Diego Luna, Kiersey Clemons, Nina Dobrev, Ellen Page, and James Norton in Flatliners

FLATLINERS

In director Niels Arden Oplev's remake of 1990's Flatliners, Ellen Page's med student – volunteering to have her heart stopped and resuscitated in the name of fright-flick “research” – reminds her lab partner to make sure the experiment is being recorded, “Otherwise this whole exercise is pointless.” May I suggest that it's pointless regardless? I recall no one much caring about Joel Schumacher's Flatliners back in the day, either; if my cineplex-employee memories from that summer can be trusted, it was just something to see when you weren't up for another viewing of Die Hard 2 or Ghost. But as blah as that low-stakes, back-from-the-dead thriller was, at least it gave us charismatic performers in the fledgling doctors played by Kiefer Sutherland, Julia Roberts, Kevin Bacon, William Baldwin, and a revelatory comic-relief actor named Oliver Platt. Oplev's offering, in contrast, gives us Page, Diego Luna, Nina Dobrev, James Norton, and Kiersey Clemons, and with even the most gifted among them personality-challenged here, there's not a soul in that group I'd trust with a life-saving procedure. Maybe Diego, but only if he promised to keep his hair out of his eyes.
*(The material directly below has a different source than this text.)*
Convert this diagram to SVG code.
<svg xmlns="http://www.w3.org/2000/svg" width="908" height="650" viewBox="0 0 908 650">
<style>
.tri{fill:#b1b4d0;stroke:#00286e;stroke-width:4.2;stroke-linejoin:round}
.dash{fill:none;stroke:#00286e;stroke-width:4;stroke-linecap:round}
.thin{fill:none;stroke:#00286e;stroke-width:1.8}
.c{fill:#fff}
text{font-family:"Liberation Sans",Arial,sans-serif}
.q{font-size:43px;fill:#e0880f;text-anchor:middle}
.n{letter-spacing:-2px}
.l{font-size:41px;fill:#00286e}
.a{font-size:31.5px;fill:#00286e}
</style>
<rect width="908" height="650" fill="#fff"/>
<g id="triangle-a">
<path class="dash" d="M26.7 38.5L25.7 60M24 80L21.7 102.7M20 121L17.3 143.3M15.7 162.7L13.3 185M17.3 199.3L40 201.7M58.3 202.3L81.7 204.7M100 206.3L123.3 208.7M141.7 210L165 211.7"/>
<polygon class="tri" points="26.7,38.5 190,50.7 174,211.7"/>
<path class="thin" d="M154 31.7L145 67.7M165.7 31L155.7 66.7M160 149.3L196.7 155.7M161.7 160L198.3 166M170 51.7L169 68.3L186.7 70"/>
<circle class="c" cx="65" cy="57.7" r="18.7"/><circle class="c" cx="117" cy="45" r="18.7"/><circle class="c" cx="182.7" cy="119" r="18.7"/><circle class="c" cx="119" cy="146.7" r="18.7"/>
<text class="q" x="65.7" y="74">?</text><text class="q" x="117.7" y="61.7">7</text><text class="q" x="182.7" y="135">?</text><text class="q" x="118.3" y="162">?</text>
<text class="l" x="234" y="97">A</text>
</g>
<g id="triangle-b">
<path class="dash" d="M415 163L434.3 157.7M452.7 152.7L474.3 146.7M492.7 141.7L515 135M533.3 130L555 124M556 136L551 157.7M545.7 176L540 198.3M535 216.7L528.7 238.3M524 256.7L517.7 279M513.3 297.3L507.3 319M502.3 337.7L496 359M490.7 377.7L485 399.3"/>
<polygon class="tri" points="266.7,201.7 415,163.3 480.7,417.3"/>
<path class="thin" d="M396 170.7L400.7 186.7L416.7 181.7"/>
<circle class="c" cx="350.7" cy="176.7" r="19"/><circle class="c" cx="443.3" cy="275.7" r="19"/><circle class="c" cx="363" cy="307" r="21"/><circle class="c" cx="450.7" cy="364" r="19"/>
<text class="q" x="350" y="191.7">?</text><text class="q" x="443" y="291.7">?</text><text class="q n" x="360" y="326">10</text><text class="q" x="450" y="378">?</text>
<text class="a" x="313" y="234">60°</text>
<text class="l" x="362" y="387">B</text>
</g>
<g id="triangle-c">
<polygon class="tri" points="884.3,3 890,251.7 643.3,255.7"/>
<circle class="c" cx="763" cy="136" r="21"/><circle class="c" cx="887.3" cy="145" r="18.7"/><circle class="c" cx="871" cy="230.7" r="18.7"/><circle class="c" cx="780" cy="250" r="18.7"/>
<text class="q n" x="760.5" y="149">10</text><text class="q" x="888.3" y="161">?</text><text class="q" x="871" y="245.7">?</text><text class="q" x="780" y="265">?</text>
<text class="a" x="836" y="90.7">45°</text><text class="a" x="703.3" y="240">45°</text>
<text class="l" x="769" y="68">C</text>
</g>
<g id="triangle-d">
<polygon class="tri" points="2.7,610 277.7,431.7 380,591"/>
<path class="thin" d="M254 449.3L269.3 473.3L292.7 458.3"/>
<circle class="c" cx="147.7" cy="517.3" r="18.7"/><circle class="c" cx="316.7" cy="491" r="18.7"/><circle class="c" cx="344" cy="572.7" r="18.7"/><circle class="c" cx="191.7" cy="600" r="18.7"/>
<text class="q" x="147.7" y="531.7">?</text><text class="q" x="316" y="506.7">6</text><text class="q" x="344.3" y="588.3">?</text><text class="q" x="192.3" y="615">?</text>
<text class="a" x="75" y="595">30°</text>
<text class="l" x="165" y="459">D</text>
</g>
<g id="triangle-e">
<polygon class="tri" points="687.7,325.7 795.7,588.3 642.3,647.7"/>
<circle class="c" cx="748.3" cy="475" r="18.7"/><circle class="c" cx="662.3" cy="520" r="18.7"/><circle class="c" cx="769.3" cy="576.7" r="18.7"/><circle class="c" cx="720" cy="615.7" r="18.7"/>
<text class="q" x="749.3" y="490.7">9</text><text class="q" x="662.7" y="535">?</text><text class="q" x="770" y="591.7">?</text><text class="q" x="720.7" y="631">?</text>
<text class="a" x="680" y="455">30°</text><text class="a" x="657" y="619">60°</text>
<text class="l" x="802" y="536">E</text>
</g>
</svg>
It's impossible to get mad at the film for desecrating a classic considering how many leagues removed from “classic” the Schumacher outing is. But despite our two scenes with Kiefer, now silver-haired like dad Donald, this wholly unnecessary update is still resolutely tedious, dull, and not-scary, boasting the single most embarrassing five-guest rager I've ever seen and perhaps the most shockingly inept jump cut of the millennium. (In one shot, Norton is at a pier, submerged in water, screaming, with a knife through his hand; in the very next shot, he's in a bar, dry, quiet, and watching an iPhone video.) This Flatliners is, however, a treasure trove for cliché-hounds, given characters' endless walks through dark corridors, panicked “It was only a dream!” wake-me-ups, and a familiar children's song played as creepy background music, with the repurposed tune in question an initially chirpy, eventually sinister take on “If You're Happy and You Know It.” At my screening, not one of us clapped our hands.